Chandigarh, February 18, 2015; EcoSikh appealed the Sikhs to celebrate March 14 as the Sikh Environment Day on the Gurtagaddi Diwas (enthronement day) of 7th Sikh Guru, Guru Har Rai with an added focus on climate change as UN is gearing for a major worldwide summit on climate change in December 2015 in Paris. Guru Har Rai is remembered in Sikh history for his deep sensitivity to nature and its preservation. Last year, this day was marked by Sikh communities in India, USA, UK, Australia, Malaysia, Canada, Dubai, Norway, Pakistan and Africa.
EcoSikh has been leading and coordinating the celebration of the Sikh Environment Day since 2011 throughout India and around the globe and has popularized the day with the goal of creating environmental awareness amongst the Sikh masses and engaging them to take action on nature preservation. This year’s focus is climate change and how Sikh community can play a role on this major threat to the planet.
Dr. Rajwant Singh, President of EcoSikh, who especially flew from Washington, said, “Last year, over 2,000 Gurdwaras, schools, and organizations were involved in celebrating the Sikh Environment Day and took part in awareness campaign, plantation drive, nature marches, katha and kirtan based on nature subject from Sikh scriptures.”
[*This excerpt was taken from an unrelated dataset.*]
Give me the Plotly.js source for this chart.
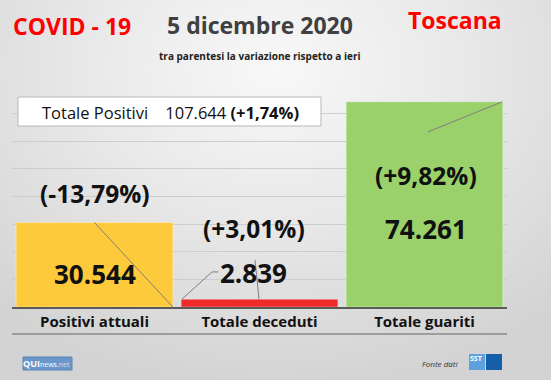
<!DOCTYPE html>
<html>
<head>
<meta charset="utf-8">
<script src="https://cdn.plot.ly/plotly-3.0.1.min.js"></script>
<style>
  html, body { margin: 0; padding: 0; }
  body { width: 551px; height: 380px; overflow: hidden;
    background: radial-gradient(ellipse 75% 85% at 50% 18%, #f8f8f8 0%, #e9e9e9 45%, #d3d3d3 100%); }
  #chart { width: 551px; height: 380px; }
</style>
</head>
<body>
<div id="chart"></div>
<script>
// ---- data ----
const categories = ['Positivi attuali', 'Totale deceduti', 'Totale guariti'];
const values = [30544, 2839, 74261];
const variations = [-13.79, 3.01, 9.82];
const barColors = ['#FDCA3B', '#F02A2A', '#9BD16A'];
const totalePositivi = 107644;
const totalePositiviVar = 1.74;
const dateLabel = '5 dicembre 2020';
const regionLabel = 'Toscana';
const headLabel = 'COVID - 19';
const subLabel = 'tra parentesi la variazione rispetto a ieri';

// ---- helpers ----
const FONT = '"Open Sans", "Noto Sans", sans-serif';
const PL = 12, PR = 507, PT = 86, PB = 307;
function px(x) { return (x - PL) / (PR - PL); }
function py(y) { return (PB - y) / (PB - PT); }
function fmtInt(n) { return String(n).replace(/\B(?=(\d{3})+(?!\d))/g, '.'); }
function fmtPct(v) { return '(' + (v > 0 ? '+' : '') + v.toFixed(2).replace('.', ',') + '%)'; }

const valueLabelY = [274, 273, 229];
const varLabelY = [193, 228, 175];
const labelShift = [0, -6, 1];

const annotations = [];
categories.forEach((c, i) => {
  annotations.push({ x: i, xref: 'x', y: py(valueLabelY[i]), yref: 'paper', xshift: labelShift[i],
    text: '<b>' + fmtInt(values[i]) + '</b>', showarrow: false, xanchor: 'center', yanchor: 'middle',
    font: { family: FONT, size: 26, color: '#111' } });
  annotations.push({ x: i, xref: 'x', y: py(varLabelY[i]), yref: 'paper', xshift: labelShift[i],
    text: '<b>' + fmtPct(variations[i]) + '</b>', showarrow: false, xanchor: 'center', yanchor: 'middle',
    font: { family: FONT, size: 24.5, color: '#111' } });
});

// titles
annotations.push({ x: px(72), y: py(26), xref: 'paper', yref: 'paper', text: '<b>' + headLabel + '</b>',
  showarrow: false, xanchor: 'center', yanchor: 'middle', font: { family: FONT, size: 23, color: '#FF0000' } });
annotations.push({ x: px(260), y: py(25), xref: 'paper', yref: 'paper', text: '<b>' + dateLabel + '</b>',
  showarrow: false, xanchor: 'center', yanchor: 'middle', font: { family: FONT, size: 23, color: '#404040' } });
annotations.push({ x: px(455), y: py(20), xref: 'paper', yref: 'paper', text: '<b>' + regionLabel + '</b>',
  showarrow: false, xanchor: 'center', yanchor: 'middle', font: { family: FONT, size: 23, color: '#FF0000' } });
annotations.push({ x: px(260), y: py(56), xref: 'paper', yref: 'paper', text: '<b>' + subLabel + '</b>',
  showarrow: false, xanchor: 'center', yanchor: 'middle', font: { family: FONT, size: 10, color: '#222' } });

// totale positivi box text
annotations.push({ x: px(170), y: py(112), xref: 'paper', yref: 'paper',
  text: 'Totale Positivi&nbsp;&nbsp;&nbsp;&nbsp;' + fmtInt(totalePositivi) + ' <b>' + fmtPct(totalePositiviVar) + '</b>',
  showarrow: false, xanchor: 'center', yanchor: 'middle', font: { family: FONT, size: 16.5, color: '#111' } });

// footer
annotations.push({ x: px(46), y: py(363), xref: 'paper', yref: 'paper',
  text: '<b>QUI</b><span style="font-size:7px">news</span><span style="font-size:7px;color:#cfe0f5">.net</span>',
  showarrow: false, xanchor: 'center', yanchor: 'middle', font: { family: FONT, size: 9, color: '#ffffff' } });
annotations.push({ x: px(440), y: py(363), xref: 'paper', yref: 'paper', text: '<i>Fonte dati</i>',
  showarrow: false, xanchor: 'center', yanchor: 'middle', font: { family: FONT, size: 8, color: '#333' } });
annotations.push({ x: px(476), y: py(358), xref: 'paper', yref: 'paper', text: '<b>SST</b>',
  showarrow: false, xanchor: 'center', yanchor: 'middle', font: { family: FONT, size: 7, color: '#ffffff' } });

const grayLine = { color: '#7f7f7f', width: 1 };
const shapes = [
  // leader lines
  { type: 'line', xref: 'x', yref: 'y', x0: 0, y0: values[0], x1: 0.475, y1: 0, line: grayLine },
  { type: 'line', xref: 'x', yref: 'y', x0: 0.53, y0: values[1], x1: 0.712, y1: 12700, line: grayLine },
  { type: 'line', xref: 'x', yref: 'y', x0: 0.712, y0: 12700, x1: 0.75, y1: 12700, line: grayLine },
  { type: 'line', xref: 'x', yref: 'y', x0: 0.973, y0: 17000, x1: 0.997, y1: values[1], line: grayLine },
  { type: 'line', xref: 'x', yref: 'y', x0: 2.021, y0: 63400, x1: 2.47, y1: values[2], line: grayLine },
  // totale positivi box
  { type: 'rect', xref: 'paper', yref: 'paper', x0: px(18), x1: px(321), y0: py(126), y1: py(97),
    fillcolor: '#ffffff', line: { color: '#b8b8b8', width: 1 } },
  // bottom separator
  { type: 'line', xref: 'paper', yref: 'paper', x0: 0, x1: 1, y0: py(334), y1: py(334),
    line: { color: '#8a8a8a', width: 1.5 } },
  // footer logos
  { type: 'rect', xref: 'paper', yref: 'paper', x0: px(23), x1: px(72), y0: py(370), y1: py(357),
    fillcolor: '#6b96c9', line: { color: '#5a84b8', width: 1 } },
  { type: 'rect', xref: 'paper', yref: 'paper', x0: px(469), x1: px(485), y0: py(370), y1: py(354),
    fillcolor: '#5ea2dd', line: { width: 0 } },
  { type: 'rect', xref: 'paper', yref: 'paper', x0: px(486), x1: px(502), y0: py(370), y1: py(354),
    fillcolor: '#155fa8', line: { width: 0 } }
];

const trace = {
  type: 'bar', x: categories, y: values,
  marker: { color: barColors, line: { color: 'rgba(255,255,255,0.35)', width: 1 } },
  hoverinfo: 'none'
};

const layout = {
  width: 551, height: 380,
  margin: { l: PL, r: 551 - PR, t: PT, b: 380 - PB },
  paper_bgcolor: 'rgba(0,0,0,0)', plot_bgcolor: 'rgba(0,0,0,0)',
  bargap: 0.05, showlegend: false,
  xaxis: { type: 'category', showline: true, linecolor: '#5a5a5a', linewidth: 1.5, ticks: '',
    tickfont: { family: FONT, size: 15, color: '#111', weight: 'bold' }, showgrid: false, zeroline: false },
  yaxis: { range: [0, 80000], dtick: 10000, showgrid: true, gridcolor: '#cdcdcd', gridwidth: 1,
    showticklabels: false, zeroline: false, showline: false, ticks: '' },
  annotations: annotations, shapes: shapes
};

Plotly.newPlot('chart', [trace], layout, { staticPlot: true, displayModeBar: false });
</script>
</body>
</html>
He added, “This year’s Sikh environment day, EcoSikh will be emphasizing on climate change issues and will engage Sikh masses and gurdwaras on increasing renewable and alternate energy consumption, water conservation and reuse, consuming and using organic food in our langars and homes and increasing green cover. Climate change is the most important issue of our times and people of faith must act to save the Earth from this dire peril. We hope to work with various governments on climate issues and will welcome a meaningful binding agreement coming out of Paris. Both Mumbai and Kolkata will be seriously threatened later this century if a decisive action is not taken.” EcoSikh is working with the White House and the State Department on climate issues and was also invited by the World Bank president in Washington.
While addressing the press, EcoSikh Project Manager, Ravneet Singh said, “Sikh Environment Day has played a positive role in shaping Sikh mindset and attitude towards mother earth. We have witnessed that in the past five years many Gurdwaras have stopped using Styrofoam and switched to steel utensils, many Sikh youth are stepping in to make Sikh celebrations processions (nagar kirtans) clean and green, planting trees and gifting saplings on auspicious occasions, many Gurdwara managements are looking for solar and bio solutions for energy.”
“It is important that the Gurdwaras across the world celebrate the Sikh Environment Day and add March 14 in their annual calendar of celebrations so that the environmental values in the Gurbani are passed on to next generations. This will help produce leaders for tomorrow who are green conscious.” added Ravneet Singh.
“Over eight hundred schools across Punjab will take water pledge on Sikh Environment Day”, declared Jaspreet Kaur, Project Manager of Guru Nanak Multiversity Educate Punjab Project. “From the last three years we have been organizing Sikh Environment Day celebrations in Punjab schools in collaboration with Satnam Sarv Kalyan Trust and Chief Khalsa Diwan. EcoSikh’s Sikh Environment Day toolkit that includes various write ups, posters, pledges and short movies on nature conservation have marked change in the young mindsets. The schools are also keener in creating environmental awareness and projects in their campus. Each year we are encouraged to go extra mile during our celebrations in March.” Jaspreet notified.
Dr. BS Brar who has contributed a lot of his time and energy in the development of two parks dedicated to Guru Har Rai ji in his village Patto Hira Singh Wala in Moga was present at the press club along with his team to appeal the Gurdwara managements to take concrete action to protect the health of Punjab. Said Dr. Brar, “The historical Gurdwara in Village Patto has dedicated its land to create gardens and landscapes on its 13 acres of land as a tribute to Guru Har Rai ji. The parks we started on Sikh Environment Day in 2012 are still in developing stage and would cost over 60 lakh rupees ($100,000). We have planned an orchid, a pond and an organic kitchen garden for langar which will benefit the village’s health and improve the biodiversity in our area.”
Gursahib Singh, the team leader of a Ludhiana based youth group, Young Flares that contributed two years of hard labour in greening and cleaning of the nagar kirtans (Sikh religious procession) in partnership with EcoSikh were also present at the press conference at the Press Club Chandigarh. “We need more time to really make it happen, we aim that Sikhs do not litter.” Said Gursahib Singh.
Dean Student Welfare, Dr. Bir Bikram Singh from the Sri Guru Granth Sahib World University an SGPC run educational institution, shared with the press, “Such environmental initiatives have always inspired us to create environmental projects, our institution always arrange seminars for our students and plants trees in huge numbers in honour of Guru Har Rai.”